_EXERCISE PROMPT_. Return only the lines from the top of the data down to the one that holds "var yTicks = [0, 10, 20, 30, 40];", both included, without any pictures.

_RECORDS SUPPLIED_.

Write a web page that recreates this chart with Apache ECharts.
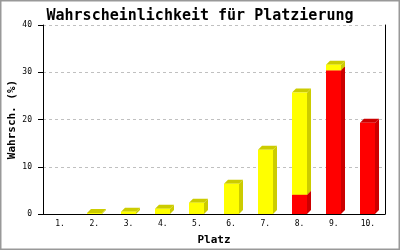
<!DOCTYPE html>
<html>
<head>
<meta charset="utf-8">
<script src="https://cdn.jsdelivr.net/npm/echarts@6/dist/echarts.min.js"></script>
<style>
html,body{margin:0;padding:0;background:#fff;}
#main{width:400px;height:250px;}
</style>
</head>
<body>
<div id="main"></div>
<script>
var categories = ['1.','2.','3.','4.','5.','6.','7.','8.','9.','10.'];
var redValues = [0, 0, 0, 0, 0, 0, 0, 4.1, 30.4, 19.3];
var yellowValues = [0, 0.2, 0.5, 1.1, 2.4, 6.4, 13.6, 21.6, 1.2, 0];
var yTicks = [0, 10, 20, 30, 40];

var redData = categories.map(function (c, i) { return [i, 0, redValues[i]]; });
var yellowData = categories.map(function (c, i) { return [i, redValues[i], redValues[i] + yellowValues[i]]; });

function make3D(front, dark) {
  return function (params, api) {
    var lo = api.value(1), hi = api.value(2);
    if (hi - lo <= 0) return null;
    var pBot = api.coord([api.value(0), lo]);
    var pTop = api.coord([api.value(0), hi]);
    var w = 15, dx = 4, dy = 4;
    var x0 = Math.round(pBot[0] - 7.5);
    var x1 = x0 + w;
    var yb = pBot[1], yt = pTop[1];
    return {
      type: 'group',
      children: [
        { type: 'polygon', shape: { points: [[x1, yb], [x1 + dx, yb - dy], [x1 + dx, yt - dy], [x1, yt]] }, style: { fill: dark } },
        { type: 'polygon', shape: { points: [[x0, yt], [x0 + dx, yt - dy], [x1 + dx, yt - dy], [x1, yt]] }, style: { fill: dark } },
        { type: 'rect', shape: { x: x0, y: yt, width: w, height: yb - yt }, style: { fill: front } }
      ]
    };
  };
}

var chart = echarts.init(document.getElementById('main'));
var mono = 'DejaVu Sans Mono';
chart.setOption({
  animation: false,
  backgroundColor: '#ffffff',
  title: {
    text: 'Wahrscheinlichkeit für Platzierung',
    left: 'center', top: 4,
    textStyle: { fontFamily: mono, fontWeight: 'bold', fontSize: 15, color: '#000' }
  },
  grid: { left: 43, right: 15, top: 25, bottom: 36, outerBoundsMode: 'none', containLabel: false },
  xAxis: {
    type: 'category', data: categories,
    name: 'Platz', nameLocation: 'middle', nameGap: 21, nameMoveOverlap: false,
    nameTextStyle: { fontFamily: mono, fontWeight: 'bold', fontSize: 11, color: '#000' },
    axisLine: { lineStyle: { color: '#000', width: 1 } },
    axisTick: { show: false },
    axisLabel: { fontFamily: mono, fontSize: 8, color: '#000', margin: 6 }
  },
  yAxis: [{
    type: 'value', min: 0, max: 40, interval: 10,
    name: 'Wahrsch. (%)', nameLocation: 'middle', nameGap: 25, nameRotate: 90, nameMoveOverlap: false,
    nameTextStyle: { fontFamily: mono, fontWeight: 'bold', fontSize: 11, color: '#000' },
    axisLine: { show: true, lineStyle: { color: '#000', width: 1 } },
    axisTick: { show: true, length: 5, lineStyle: { color: '#000' } },
    axisLabel: { fontFamily: mono, fontSize: 8, color: '#000', margin: 11,
      formatter: function (v) { return yTicks.indexOf(v) >= 0 ? String(v) : ''; } },
    splitLine: { show: true, lineStyle: { color: '#c0c0c0', type: [3, 3] } }
  }, {
    type: 'value', min: 0, max: 40, interval: 10, position: 'right',
    axisLine: { show: true, lineStyle: { color: '#000', width: 1 } },
    axisTick: { show: false }, axisLabel: { show: false }, splitLine: { show: false }
  }],
  graphic: [{
    type: 'rect', shape: { x: 0.5, y: 0.5, width: 399, height: 249 },
    style: { fill: null, stroke: '#999999', lineWidth: 2 }, z: 100
  }],
  series: [
    { type: 'custom', name: 'rot', renderItem: make3D('#ff0000', '#cc0000'), data: redData, encode: { x: 0, y: [1, 2] } },
    { type: 'custom', name: 'gelb', renderItem: make3D('#ffff00', '#cccc00'), data: yellowData, encode: { x: 0, y: [1, 2] } }
  ]
});
</script>
</body>
</html>
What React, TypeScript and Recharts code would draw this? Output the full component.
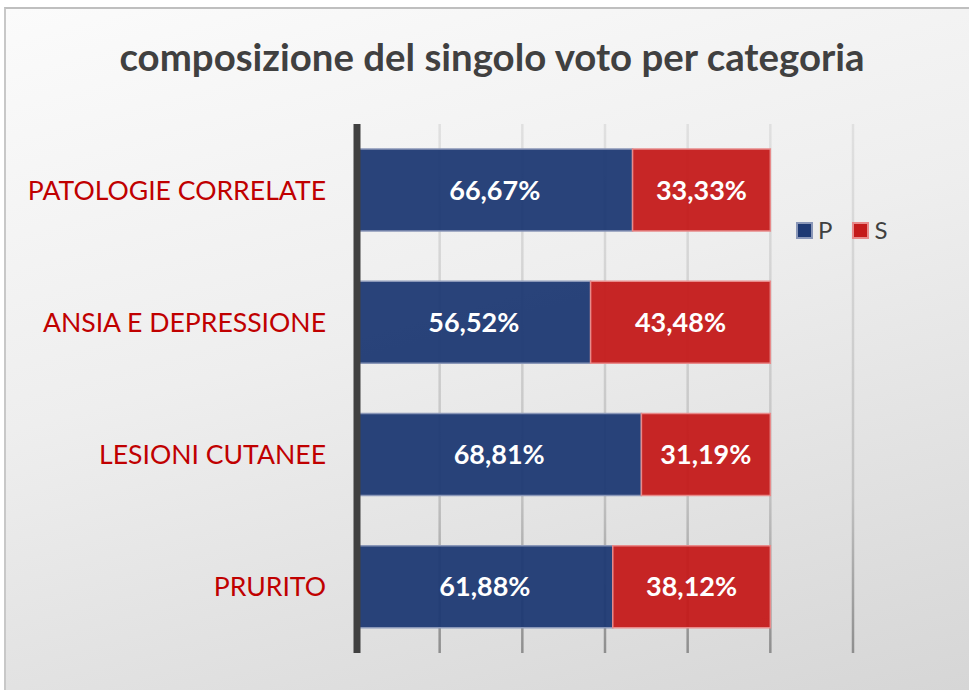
import React from "react";
import { BarChart, Bar, XAxis, YAxis, CartesianGrid, LabelList, Legend } from "recharts";

const categories = ["PATOLOGIE CORRELATE", "ANSIA E DEPRESSIONE", "LESIONI CUTANEE", "PRURITO"];
const seriesP = [66.67, 56.52, 68.81, 61.88];
const seriesS = [33.33, 43.48, 31.19, 38.12];
const xTicks = [0, 20, 40, 60, 80, 100, 120];
const title = "composizione del singolo voto per categoria";

const data = categories.map((name, i) => ({ name, P: seriesP[i], S: seriesS[i] }));

const fmt = (v: any) => Number(v).toFixed(2).replace(".", ",") + "%";

const FONT = "Lato, 'Open Sans', sans-serif";

const LegendContent = (props: any) => {
  const { payload } = props;
  return (
    <div style={{ display: "flex", alignItems: "center", fontFamily: FONT, fontSize: 24, color: "#404040", lineHeight: "26px" }}>
      {(payload || []).map((p: any) => (
        <span key={p.value} style={{ display: "flex", alignItems: "center", marginRight: 20 }}>
          <span
            style={{
              display: "inline-block",
              width: 13,
              height: 13,
              background: p.color,
              border: `2px solid ${p.value === "P" ? "#8a97b8" : "#e88a8a"}`,
              marginRight: 5,
            }}
          />
          {p.value}
        </span>
      ))}
    </div>
  );
};

export default function App() {
  return (
    <div style={{ position: "absolute", left: 0, top: 0, width: 969, height: 690, background: "#ffffff", overflow: "hidden" }}>
      <div
        style={{
          position: "absolute",
          left: 4,
          top: 7,
          width: 965,
          height: 683,
          boxSizing: "border-box",
          borderTop: "2px solid #bfbfbf",
          borderLeft: "2px solid #c8c8c8",
          background: "linear-gradient(165deg, #fbfbfb 0%, #eeeeee 45%, #d6d6d6 100%)",
        }}
      />
      <div style={{ position: "absolute", left: 0, top: 0 }}>
        <BarChart
          width={969}
          height={690}
          data={data}
          layout="vertical"
          margin={{ top: 124, right: 116, bottom: 37, left: 0 }}
        >
          <defs>
            <linearGradient id="gridGrad" gradientUnits="userSpaceOnUse" x1="0" y1="124" x2="0" y2="653">
              <stop offset="0%" stopColor="#e0e0e0" />
              <stop offset="70%" stopColor="#c2c2c2" />
              <stop offset="100%" stopColor="#8e8e8e" />
            </linearGradient>
          </defs>
          <CartesianGrid horizontal={false} stroke="url(#gridGrad)" strokeWidth={2.5} />
          <XAxis type="number" domain={[0, 120]} ticks={xTicks} hide />
          <Legend
            layout="horizontal"
            verticalAlign="middle"
            align="center"
            content={<LegendContent />}
            wrapperStyle={{ position: "absolute", left: 796, top: 217, width: 120 }}
          />
          <Bar
            dataKey="P"
            stackId="a"
            fill="#1e3973"
            fillOpacity={0.95}
            stroke="#8a97b8"
            strokeWidth={1.5}
            barSize={82}
            isAnimationActive={false}
          >
            <LabelList dataKey="P" position="center" formatter={fmt} fill="#ffffff" fontSize={27} fontWeight="bold" fontFamily={FONT} />
          </Bar>
          <Bar
            dataKey="S"
            stackId="a"
            fill="#c41a1a"
            fillOpacity={0.95}
            stroke="#e88a8a"
            strokeWidth={1.5}
            barSize={82}
            isAnimationActive={false}
          >
            <LabelList dataKey="S" position="center" formatter={fmt} fill="#ffffff" fontSize={27} fontWeight="bold" fontFamily={FONT} />
          </Bar>
          <YAxis
            type="category"
            dataKey="name"
            width={357}
            axisLine={{ stroke: "#404040", strokeWidth: 7 }}
            tickLine={false}
            tickSize={0}
            tickMargin={31}
            tick={{ fill: "#c00000", fontSize: 26.6, fontFamily: FONT }}
          />
        </BarChart>
      </div>
      <svg width={969} height={690} style={{ position: "absolute", left: 0, top: 0, pointerEvents: "none" }}>
        <text x={492} y={71} textAnchor="middle" fontFamily={FONT} fontWeight="bold" fontSize={38.4} fill="#404040">
          {title}
        </text>
      </svg>
    </div>
  );
}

_THE REPLY_.
Write a web page that recreates this chart with Apache ECharts.
<!DOCTYPE html>
<html>
<head>
<meta charset="utf-8">
<script src="https://cdn.jsdelivr.net/npm/echarts@6/dist/echarts.min.js"></script>
<style>
html,body{margin:0;padding:0;background:#fff;}
#main{width:400px;height:250px;}
</style>
</head>
<body>
<div id="main"></div>
<script>
var categories = ['1.','2.','3.','4.','5.','6.','7.','8.','9.','10.'];
var redValues = [0, 0, 0, 0, 0, 0, 0, 4.1, 30.4, 19.3];
var yellowValues = [0, 0.2, 0.5, 1.1, 2.4, 6.4, 13.6, 21.6, 1.2, 0];
var yTicks = [0, 10, 20, 30, 40];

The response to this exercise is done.